Le dramatique exemple d’Haïti



L’histoire d’Haïti est emblématique des conquêtes européennes sur tous les continents. La conquête de la planète par les Européens, puis par les Étasuniens, peut être racontée en suivant l’histoire de l’extractivisme. Elle permet de comprendre aussi bien les richesses accumulées par une minorité d’individus au pouvoir aujourd’hui que la pauvreté du plus grand nombre.

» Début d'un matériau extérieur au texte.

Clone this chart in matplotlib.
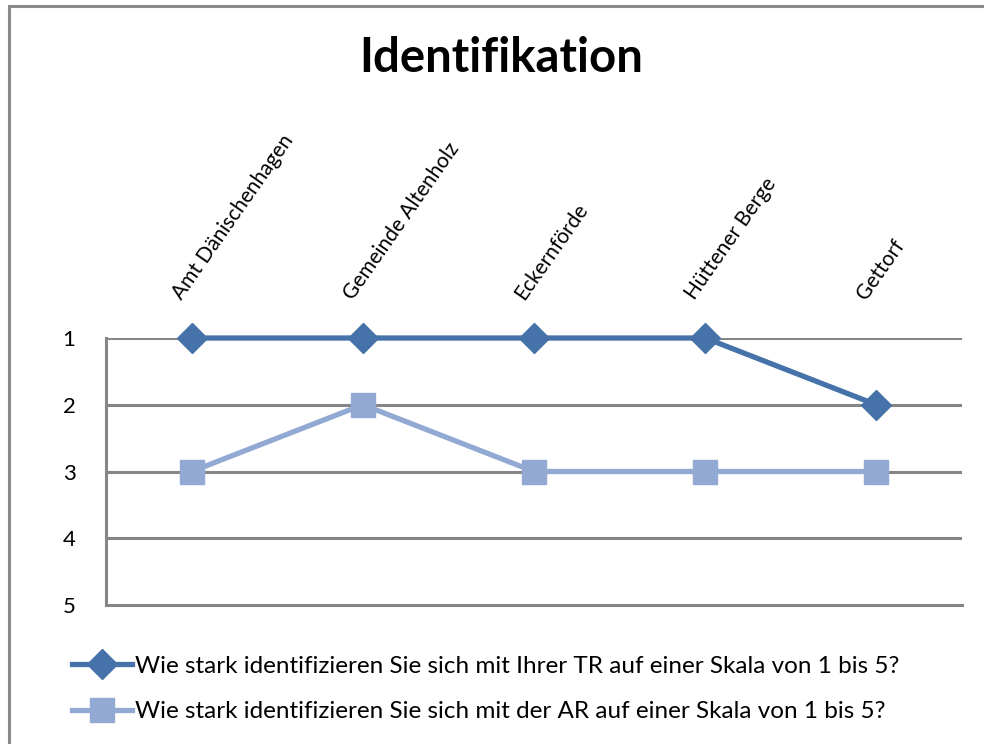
import matplotlib.pyplot as plt
from matplotlib.patches import Rectangle

categories = ["Amt Dänischenhagen", "Gemeinde Altenholz", "Eckernförde",
              "Hüttener Berge", "Gettorf"]
tr_values = [1, 1, 1, 1, 2]
ar_values = [3, 2, 3, 3, 3]
tr_label = "Wie stark identifizieren Sie sich mit Ihrer TR auf einer Skala von 1 bis 5?"
ar_label = "Wie stark identifizieren Sie sich mit der AR auf einer Skala von 1 bis 5?"
y_ticks = [1, 2, 3, 4, 5]

FONT = ["Lato", "DejaVu Sans"]
GRID = "#868686"
C1 = "#4672AA"
C2 = "#91A9D3"

plt.rcParams["font.family"] = FONT

W, H = 984, 744
fig = plt.figure(figsize=(W / 100, H / 100), dpi=100)
fig.patches.append(Rectangle((9 / W, -0.01), 1.1, (H - 6) / H + 0.01,
                             transform=fig.transFigure, fill=False,
                             edgecolor="#8a8a8a", linewidth=2.2))

ax = fig.add_axes([106 / W, 1 - 605 / H, (962 - 106) / W, (605 - 338) / H])
x = range(len(categories))
ax.plot(x, ar_values, color=C2, linewidth=3.8, marker="s", markersize=17,
        markeredgecolor=C2, label=ar_label, zorder=3, clip_on=False)
ax.plot(x, tr_values, color=C1, linewidth=3.8, marker="D", markersize=15,
        markeredgecolor=C1, label=tr_label, zorder=4, clip_on=False)

ax.set_xlim(-0.5, len(categories) - 0.5)
ax.set_ylim(5, 1)
ax.set_yticks(y_ticks)
ax.set_yticklabels([str(v) for v in y_ticks], fontsize=16)
ax.tick_params(axis="y", length=0, pad=22)
ax.set_xticks([])
for v in y_ticks[:-1]:
    ax.axhline(v, color=GRID, linewidth=2.2, zorder=1)
for s in ["top", "right"]:
    ax.spines[s].set_visible(False)
for s in ["left", "bottom"]:
    ax.spines[s].set_color(GRID)
    ax.spines[s].set_linewidth(2.2)

for i, name in enumerate(categories):
    ax.annotate(name, xy=(i, 1), xycoords="data", xytext=(-10, 37),
                textcoords="offset pixels", rotation=55,
                rotation_mode="anchor", ha="left", va="baseline",
                fontsize=15, annotation_clip=False)

fig.text(501 / W, 1 - 58 / H, "Identifikation", ha="center", va="center",
         fontsize=34, fontweight="bold")

handles, labels = ax.get_legend_handles_labels()
fig.legend(handles[::-1], labels[::-1], loc="upper left",
           bbox_to_anchor=(62 / W, 1 - 646 / H), frameon=False,
           fontsize=17.5, handlelength=2.5, handletextpad=0.1,
           labelspacing=1.0, borderaxespad=0)

fig.savefig("out.png", dpi=100)
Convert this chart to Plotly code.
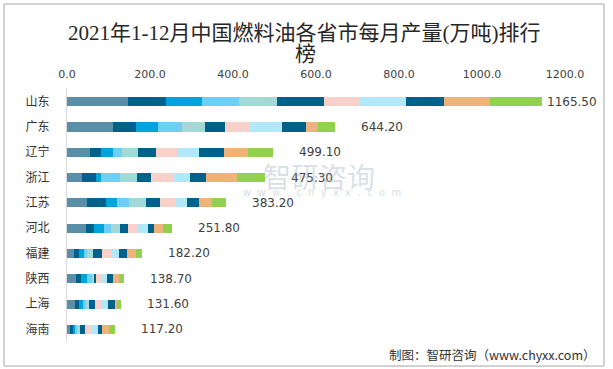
import plotly.graph_objects as go

provinces = ["山东", "广东", "辽宁", "浙江", "江苏", "河北", "福建", "陕西", "上海", "海南"]
months = ["1-2月", "3月", "4月", "5月", "6月", "7月", "8月", "9月", "10月", "11月", "12月"]

m1_2 = [147.6, 111.5, 56.1, 36.8, 48.9, 46.5, 17.6, 22.4, 20.0, 8.0]
m3 = [91.5, 55.4, 26.5, 33.7, 45.8, 19.3, 12.0, 12.0, 9.6, 7.2]
m4 = [86.7, 53.0, 28.9, 12.0, 26.5, 24.1, 12.0, 14.4, 9.6, 4.8]
m5 = [89.1, 57.8, 21.7, 45.8, 28.9, 16.9, 7.2, 12.0, 7.2, 4.8]
m6 = [91.5, 55.4, 38.5, 40.9, 40.9, 21.7, 14.4, 4.8, 7.2, 7.2]
m7 = [113.2, 48.2, 43.3, 33.7, 33.7, 19.3, 21.7, 4.8, 14.4, 12.0]
m8 = [85.0, 60.2, 50.6, 55.4, 36.1, 24.1, 21.7, 12.0, 14.4, 16.9]
m9 = [112.4, 77.1, 53.0, 38.5, 28.9, 24.1, 19.3, 14.4, 16.9, 14.4]
m10 = [91.5, 57.8, 60.2, 38.5, 28.9, 14.4, 19.3, 14.4, 16.9, 9.6]
m11 = [110.8, 28.9, 57.8, 74.6, 31.3, 21.7, 21.7, 14.4, 4.8, 16.9]
m12 = [125.2, 40.9, 59.5, 67.4, 33.0, 20.9, 13.7, 12.0, 9.6, 14.4]

totals = [1165.50, 644.20, 499.10, 475.30, 383.20, 251.80, 182.20, 138.70, 131.60, 117.20]
x_ticks = [0, 200, 400, 600, 800, 1000, 1200]

series = [m1_2, m3, m4, m5, m6, m7, m8, m9, m10, m11, m12]
colors = ["#5B8FA8", "#00628A", "#00A3DB", "#6DCFF6", "#A2D8D6", "#00628A",
          "#F9D1C8", "#B3E8FA", "#00628A", "#EEB27B", "#92D050"]

fig = go.Figure()
for name, vals, c in zip(months, series, colors):
    fig.add_trace(go.Bar(y=provinces, x=vals, name=name, orientation="h",
                         marker=dict(color=c, line=dict(width=0))))

bar_ends = [sum(s[i] for s in series) for i in range(len(provinces))]
max_i = bar_ends.index(max(bar_ends))
for i, p in enumerate(provinces):
    fig.add_annotation(x=bar_ends[i], y=p, xref="x", yref="y",
                       text=f"{totals[i]:.2f}", showarrow=False,
                       xanchor="left", xshift=3 if i == max_i else 24,
                       font=dict(size=12, color="#404040", family="DejaVu Sans, Noto Sans CJK SC"))

title_font = "Liberation Serif, Noto Sans CJK SC"
fig.add_annotation(text="2021年1-12月中国燃料油各省市每月产量(万吨)排行",
                   xref="paper", yref="paper", x=0.475, y=1.221, xanchor="center", yanchor="middle",
                   showarrow=False, font=dict(size=21, color="#262626", family=title_font))
fig.add_annotation(text="榜",
                   xref="paper", yref="paper", x=0.478, y=1.140, xanchor="center", yanchor="middle",
                   showarrow=False, font=dict(size=21, color="#262626", family=title_font))

fig.add_annotation(text="制图：智研咨询（www.chyxx.com）", xref="paper", yref="paper",
                   x=1.066, y=-0.048, xanchor="right", yanchor="middle", showarrow=False,
                   font=dict(size=12.5, color="#333333", family="Noto Sans CJK SC"))

# watermark
fig.add_annotation(text="智研咨询", xref="paper", yref="paper", x=0.39, y=0.655,
                   xanchor="left", yanchor="middle", showarrow=False,
                   font=dict(size=28, color="rgba(150,165,180,0.35)", family="Noto Sans CJK SC"))
fig.add_annotation(text="w  w  w  .  c  h  y  x  x  .  c  o  m", xref="paper", yref="paper",
                   x=0.35, y=0.59, xanchor="left", yanchor="middle", showarrow=False,
                   font=dict(size=10, color="rgba(150,165,180,0.4)", family="DejaVu Sans"))

# outer frame
fig.add_shape(type="rect", xref="paper", yref="paper",
              x0=-0.1265, x1=1.0783, y0=-0.095, y1=1.336,
              line=dict(color="#A6A6A6", width=1), fillcolor="rgba(0,0,0,0)")

fig.update_layout(
    width=613, height=369,
    margin=dict(l=67, r=48, t=89, b=27, autoexpand=False),
    barmode="stack", bargap=0.64,
    showlegend=False,
    plot_bgcolor="white", paper_bgcolor="white",
    xaxis=dict(side="top", range=[0, 1200], tickvals=x_ticks, tickformat=".1f",
               showgrid=False, zeroline=False, showline=False, ticks="",
               automargin=False, ticklabelstandoff=8,
               tickfont=dict(size=11, color="#404040", family="DejaVu Sans"),
               fixedrange=True),
    yaxis=dict(autorange="reversed", showgrid=False, zeroline=False,
               showline=True, linecolor="#D9D9D9", linewidth=1, ticks="",
               ticklabelstandoff=14, automargin=False,
               tickfont=dict(size=12, color="#333333", family="Noto Sans CJK SC"),
               fixedrange=True),
)

fig.write_html("out.html", config={"displayModeBar": False},
               post_script="document.body.style.margin='0';document.body.style.overflow='hidden';")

L’île d’Haïti a été dévastée en janvier 2010 par un très puissant tremblement de terre qui a provoqué la mort de près de 300 000 personnes, blessé le même nombre de gens, et laissé un million de sans-abri et d’énormes dégâts. Haïti, pays vulnérable aux catastrophes naturelles, avait été ravagé en 2008 par quatre cyclones causant d’immenses dégâts au secteur agricole et aux infrastructures. Pourquoi de tels désastres sont-ils si dramatiques alors que dans la Floride voisine, les mêmes événements ne provoquent au maximum que quelques dizaines de morts ? [1]

L’environnement dégradé par une surexploitation des richesses naturelles comme la déforestation provoquant l’érosion et l’éboulement des terres, ou l’économie du pays plombée par la corruption, conséquences d’un pillage organisé depuis plusieurs siècles, en sont les véritables causes.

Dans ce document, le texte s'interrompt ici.